The notion that "there is something it is like" is mysterious and inscrutable and probably doesn't even mean anything. This is no "definition." It is vacuous nonsense, and if this is what supposed "experts" agree on, then I question whether any of them are "experts" in the relevant respect.
As Mandik (2016) puts it, regarding invocations of this phrase to describe phenomenal consciousness:
“One phrase that might seem to break us out of the circle of technical terms is the phrase ‘something it’s like’, for there are non-technical uses of ‘what it’s like’ [...], and phenomenal properties are supposed to be those properties in virtue of which there is something it’s like to have experiences. However, to my knowledge, the syntactic transformation from ‘what it’s like’ to ‘there is something it’s like’ occurs only in technical philosophy-of-mind contexts. This makes me doubt that non-technical uses of ‘what it’s like’, which sometimes (but not always) are employed to pick out mental states, are employed to pick out a peculiar kind of property of mental states. When, for example, pop stars sing about knowing what it’s like to fall in love, they give little evidence of attributing so-called ‘phenomenal’ properties, as opposed to whatever other properties a meta-illusionist can readily grant are seemingly instantiated by love states. The hyphenated ‘what-it’s-like’ in Frankish’s ‘“what-it’s-like” properties’ [...] is yet another technical term shedding no light on the term ‘phenomenal’.” (p. 142)
As Mandik concludes, “We have then, in place of an explicit definition of ‘phenomenal properties’, a circular chain of interchangeable technical terms — a chain with very few links, and little to relate those links to nontechnical terminology. The circle, then, is vicious.” (p. 142)
Terms like "what it's like" form part of a mutually interdefining set of terms that never bottom out in expressing anything substantive or meaningful. Nagel has not offered a definition, but just one empty turn of phrase as a supposed characterization of another equally empty phrase.
If this is a "definition" the supposed experts agree on, then I simply reject that the people in question are experts on the matter, and would suggest, instead, that they are experts at having very low standards for an adequate explanation of a phenomenon.
Mandik, P. (2016).

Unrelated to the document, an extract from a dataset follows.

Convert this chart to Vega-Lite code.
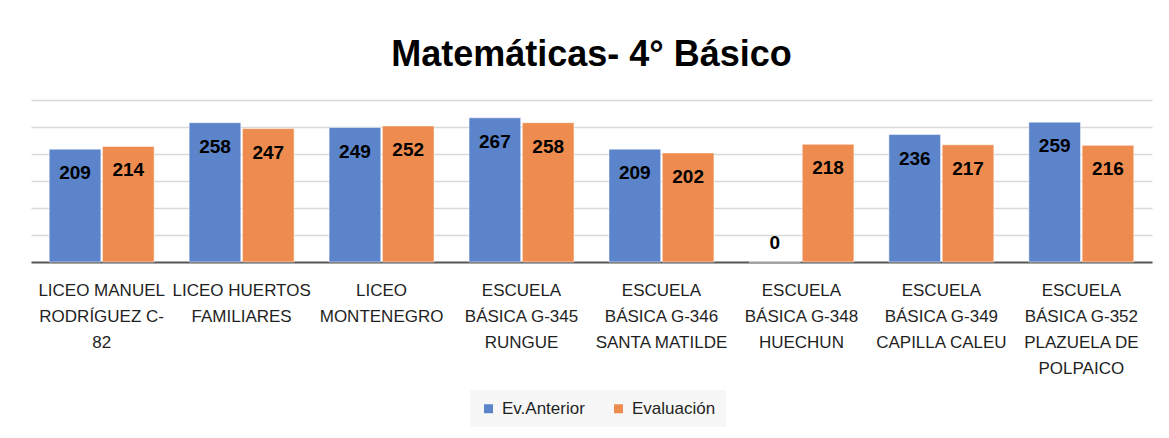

Meta-illusionism and qualia quietism. Journal of Consciousness Studies, 23(11-12), 140-148.
> First, there would need to be strong evidence that our definition of “consciousness” is indeed weaker than naive pre-scientific definitions of other phenomena. I don’t think there’s any good evidence of this.

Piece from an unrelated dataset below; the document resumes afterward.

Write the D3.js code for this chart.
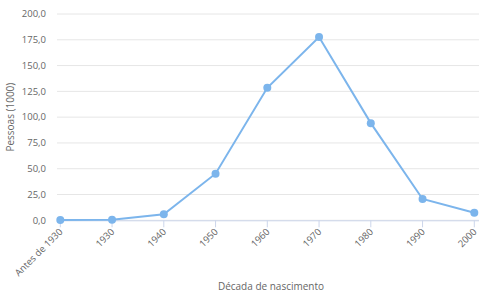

The deal-breaker, of course, being that there *is* a significant distinction between consciousness and other phenomena, namely, consciousness is a condition on the existence of *any* phenomena qua phenomena.
For things to show up, there must be a subject for them to show up *for*.
What would, or could, count as good evidence in this case? There's a significant amount of metaphysical and methodological baggage smuggled in here which goes unacknowledged.
This isn't a bad thing in itself, if you want to attempt the empirical study, but it does need to be made explicit.
> Both Chalmers and Koch would know a neural correlate if they saw it, and are happy to agree they both don’t see one.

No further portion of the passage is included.